Público - 25 Fev 04

Ajuda de Berço Continua a Dar Colo a Bebés em Risco
Por R.R.

Na associação Ajuda de Berço, em Lisboa, há 20 bebés que partilham uma mesma sala de jogos, uma enorme quantidade de brinquedos coloridos e quartos com berços, cortinados e corações azuis. Mas cada bebé tem o seu par de sapatos, a sua chucha, a sua escova. E um brinquedo só seu - o mesmo que levará consigo quando sair da instituição.

"As crianças só saem quando há um projecto de vida seguro para elas. Desde que o tribunal nos entrega as crianças, começamos a definir um projecto de vida, que pode passar pelo regresso à família biológica ou pela adopção", explica Sandra Anastácio, fundadora e directora da Ajuda de Berço, centro de acolhimento para bebés em situação de risco ou abandono.

Foi a esta instituição que o PÚBLICO doou, na semana passada, um cheque de mais de 4 mil euros resultante das vendas do livro da Colecção Mil Folhas, "Gloria in Excelsis - Histórias Portuguesas de Natal", contos portugueses organizados por Vasco Graça Moura.

No rés-do-chão de um prédio em Alcântara, 35 profissionais e 40 voluntárias, "que ajudam a dar o colo na vida cá de casa", são o corpo da Ajuda de Berço que está 24 horas por dia, 365 dias por ano em "alerta". Isto porque estamos a falar "de crianças dos zero aos três anos". São "muito frágeis", e todo o cuidado é pouco. As lotações estão sempre esgotadas. Há uma lista de espera, mas há prioridades: "É a condição em que a criança se encontra que determina a sua entrada na casa - os mais pequeninos primeiro."

Tudo começou em 1997: um grupo de amigos decidiu meter "mãos à obra" e criar a Ajuda de Berço. A Câmara Municipal de Lisboa cedeu o espaço e "com 25 mil contos e um objectivo forte" fundaram a instituição em 1998. As crianças começaram a chegar em Março de 1999. "Tínhamos todas as condições reunidas", diz, "e desde então não temos parado".

A segunda casa da Ajuda de Berço em Lisboa abrirá ainda este Verão, em Monsanto, com capacidade para outras 20 crianças. Ao todo, desde a fundação, já passaram pela Ajuda de Berço 81 bebés: 67 já saíram (mais de cinquenta por cento para a família biológica; o restante foi para adopção).

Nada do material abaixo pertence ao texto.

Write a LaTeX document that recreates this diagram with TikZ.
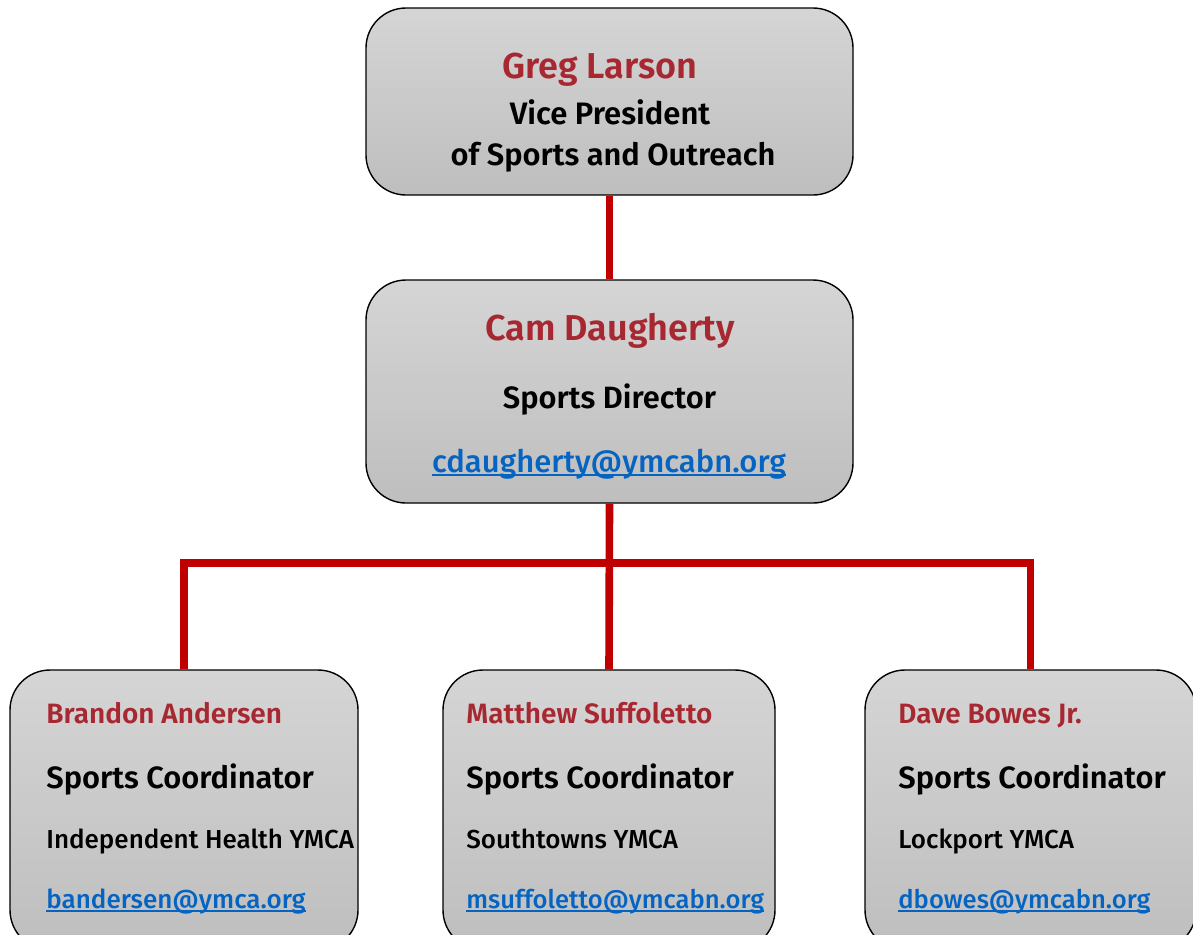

Por ano, precisam de 70 mil contos para manter a casa. Desde 2000, 25 por cento das despesas são suportadas pelo Estado, o resto é angariado pela sociedade civil.

Para Sandra Anastácio, não importa o valor do cheque. "O importante é a nossa responsabilidade para com as crianças, garantir um melhor acolhimento, um projecto de vida mais seguro." Este cheque do PÚBLICO servirá para pagar aos funcionários. "Papas, fraldas, comida acabam sempre por chegar. O dinheiro é o mais difícil. A qualidade aqui dentro dá-se com colo. As crianças são muito pequeninas, o voluntariado é uma grande ajuda. Vamos juntar este dinheiro ao nosso mealheiro e usar para pagar ordenados. Pagar colos."

Ensinar as mães a gostar dos filhos
"Nos últimos anos, há cada vez mais a necessidade de retirar crianças das famílias e ajudar as próprias famílias, sem casa ou sem emprego", diz Sandra Anastácio, que também é socióloga. A maioria dos casos da Ajuda de Berço deve-se à "pobreza extrema e à exclusão social": "É o valor de família que se vai perdendo. Os pais não conseguem fazer face às dificuldades e decidem pedir ajuda enquanto se organizam. É assustador."

Não há uma regra comum: "Nem todas as crianças sofreram abusos sexuais ou violência", diz. Por isso, a Ajuda de Berço não é só um "lar" para crianças. É também uma instituição em que há um processo de acompanhamento das famílias. Os pais podem visitar os filhos - a instituição ajuda-os "a cuidar deles, a dar-lhes banho, de mamar". Porque às vezes, diz, "é preciso ensinar as mães a gostar dos filhos".